SF startup is testing robots in Airbnbs, and trashing them, lawsuit claims

drewda 166 points 79 comments May 28, 2026
sfstandard.com · View on Hacker News

Discussion Highlights (14 comments)

starkparker

so, so close to having people legitimately and earnestly start saying "we don't serve their kind here" while gesturing to humanoid robots

htrp

>Donovan alleges that employees of the Bot Company(opens in new tab) rented his home “under false pretenses” to conduct prototype testing on robots they’re training to do household chores. >A refrigerator shelf was cracked, and a broken glass or dish had been left in the garbage disposal. A wooden nightstand drawer was chipped. Cups and plates were in the wrong places. It looked like the furniture had been moved around. Not sure which one is worse, the fact that the bot can't actually do household chore or the fact that the humans can't clean it up.

gbgarbeb

$13,000 in damage you say? Where have I heard that number before... [1] Keep it real, Kyle. It doesn't seem like you learned anything from the failure of your last company. [1] https://weartv.com/news/local/report-pensacola-woman-charged...

fjni

> Founded by alums of Tesla and the autonomous vehicle company Cruise, the San Francisco startup has received hundreds of millions in venture capital funding and is valued at $2 billion Stop outsourcing the cost of your vision to the rest of society. Especially when it’s peanuts to you and meaningful to, in this case, the host of what they call an apartment and you seem to think is a test course.

TZubiri

Can any lawyer clear this up for me? If the company ends up having no commercial success and the lawsuits for damages rack up, can they just close the company file for bankruptcy and face no consequences?
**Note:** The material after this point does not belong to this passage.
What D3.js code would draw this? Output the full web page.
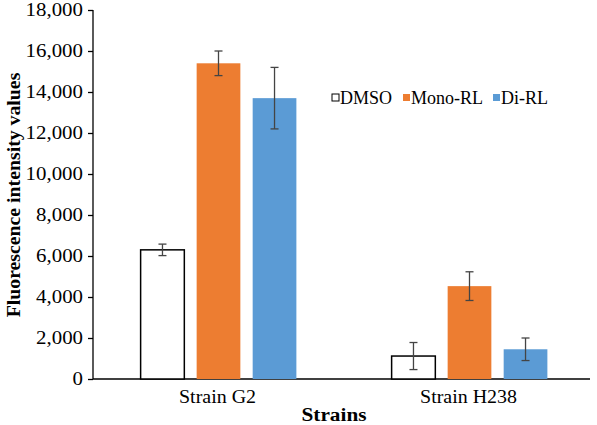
<!DOCTYPE html>
<html><head><meta charset="utf-8">
<script src="https://cdn.jsdelivr.net/npm/d3@7"></script>
<style>body{margin:0;background:#fff}</style>
</head><body>
<svg id="c" width="597" height="425"></svg>
<script>
const categories = ["Strain G2", "Strain H238"];
const seriesNames = ["DMSO", "Mono-RL", "Di-RL"];
const dmso = [6300, 1120];
const monoRL = [15400, 4530];
const diRL = [13700, 1450];
const dmsoErr = [280, 660];
const monoErr = [600, 700];
const diErr = [1500, 550];
const yTicks = [0, 2000, 4000, 6000, 8000, 10000, 12000, 14000, 16000, 18000];

const values = [dmso, monoRL, diRL];
const errs = [dmsoErr, monoErr, diErr];
const fills = ["#ffffff", "#ED7D31", "#5B9BD5"];
const strokes = ["#000", "none", "none"];

const svg = d3.select("#c");
const font = "'Liberation Serif','Times New Roman',serif";
const x0 = d3.scaleBand().domain(categories).range([93, 595]).paddingInner(0).paddingOuter(0);
const x1 = d3.scaleBand().domain(seriesNames).range([0, x0.bandwidth()]).paddingInner(0.22).paddingOuter(0.85);
const y = d3.scaleLinear().domain([0, 18000]).range([379, 10]);

function stretch(sel, sx) {
  sel.each(function() {
    const t = d3.select(this);
    const x = +t.attr("x") || 0;
    const yy = +t.attr("y") || 0;
    t.attr("x", 0).attr("y", 0).attr("transform", `translate(${x},${yy}) scale(${sx},1)`);
  });
}

const fmt = d3.format(",");
const yAxis = svg.append("g").attr("transform", "translate(93,0)")
  .call(d3.axisLeft(y).tickValues(yTicks).tickFormat(fmt).tickSize(5).tickPadding(5));
yAxis.selectAll("text").attr("font-family", font).attr("font-size", 18).attr("fill", "#000");
stretch(yAxis.selectAll("text"), 1.16);
yAxis.selectAll("line,path").attr("stroke", "#000").attr("stroke-width", 1.3);
yAxis.select(".domain").attr("d", "M0,10V379");

svg.append("line").attr("x1", 93).attr("x2", 590).attr("y1", 379).attr("y2", 379)
  .attr("stroke", "#000").attr("stroke-width", 1.3);

seriesNames.forEach((s, si) => {
  const g = svg.append("g");
  categories.forEach((c, ci) => {
    const v = values[si][ci];
    const bx = x0(c) + x1(s);
    g.append("rect").attr("x", bx).attr("y", y(v)).attr("width", x1.bandwidth())
      .attr("height", y(0) - y(v)).attr("fill", fills[si])
      .attr("stroke", strokes[si]).attr("stroke-width", 1.5);
    const cx = bx + x1.bandwidth() / 2;
    const e = errs[si][ci];
    const eg = g.append("g").attr("stroke", "#444").attr("stroke-width", 1.3);
    eg.append("line").attr("x1", cx).attr("x2", cx).attr("y1", y(v + e)).attr("y2", y(v - e));
    eg.append("line").attr("x1", cx - 4).attr("x2", cx + 4).attr("y1", y(v + e)).attr("y2", y(v + e));
    eg.append("line").attr("x1", cx - 4).attr("x2", cx + 4).attr("y1", y(v - e)).attr("y2", y(v - e));
  });
});

categories.forEach(c => {
  const t = svg.append("text").attr("x", x0(c) + x0.bandwidth() / 2 - 1).attr("y", 403)
    .attr("text-anchor", "middle").attr("font-family", font).attr("font-size", 19).text(c);
  stretch(t, 1.05);
});
const st = svg.append("text").attr("x", 334).attr("y", 421).attr("text-anchor", "middle")
  .attr("font-family", font).attr("font-size", 19).attr("font-weight", "bold").text("Strains");
stretch(st, 1.12);
svg.append("text").attr("transform", "translate(20,195) rotate(-90)").attr("text-anchor", "middle")
  .attr("font-family", font).attr("font-size", 19.8).attr("font-weight", "bold")
  .text("Fluorescence intensity values");

// legend
const legX = [332, 403, 493];
seriesNames.forEach((s, i) => {
  svg.append("rect").attr("x", legX[i]).attr("y", 94).attr("width", 7).attr("height", 7)
    .attr("fill", fills[i]).attr("stroke", strokes[i]).attr("stroke-width", 1);
  svg.append("text").attr("x", legX[i] + 8).attr("y", 104).attr("font-family", font)
    .attr("font-size", 18).text(s);
});
</script>
</body></html>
Or is there some civil or criminal risk to this behaviour?

JumpCrisscross

The only way to stop this is for charges to be brought against the employees who made the bookings under false pretenses.

deckar01

> He looked through a window and saw black cables taped to the walls. A man was typing on a laptop sitting next to what appeared to be a robot. This sounds a lot like criminal invasion of privacy. Edit: What are you downvoting? You can’t secretly watch Airbnb guests through a window you rented to them for the same reason you can’t put spy cameras in their bathroom.

866-RON-0-FEZ

Did the host leave them fresh-baked cookies and an open invitation to "hang out"?

nickvec

Pretty disgusting behavior. Total lack of respect for others property. The individuals should be named and shamed for participating rather than putting it under the umbrella of the Bot Company.

iknowstuff

The fact that this made it to the news cycle is indicative enough of the airbnb owner smelling money once they found out a robotics company is involved, regardless of the extent of damage/wear

solfox

Doubtful these clowns even have commercial insurance for these rentals. What a deceitful and dangerous way to build a business - to save (what?) a few thousand per rental?

jmyeet

This is just the most perfect Silicon Valley microcosm. How many startups work is they simply break the law. The gamble is that you can get big enough fast enough that you can then lobby for a change in the law before governments catch up. Uber and Airbnb are like the posterchildren for this. Taxi services are regulated. You can't run an illegal hotel in a residential area. Simple. So what we have here is another company who doesn't want to make a test kitchen or house. No, that's too expensive. So they'll instead use another startup to effectively steal a lab. It's layers upon layers of illegality, basically. So if this succeeds and this company creates waves of domestic robots, we can then start to imagine what the next layer is. Will somebody rent an Airbnb with domestic robots so it can then sublet those robots to somebody else or use them for tasks they weren't designed for?

maxbond

"Move fast and break other people's things."

jollyllama

It's an interesting approach to the fact that navigation in human spaces is very difficult to generalize, which is probably the main reason that robotics has lagged, say drones.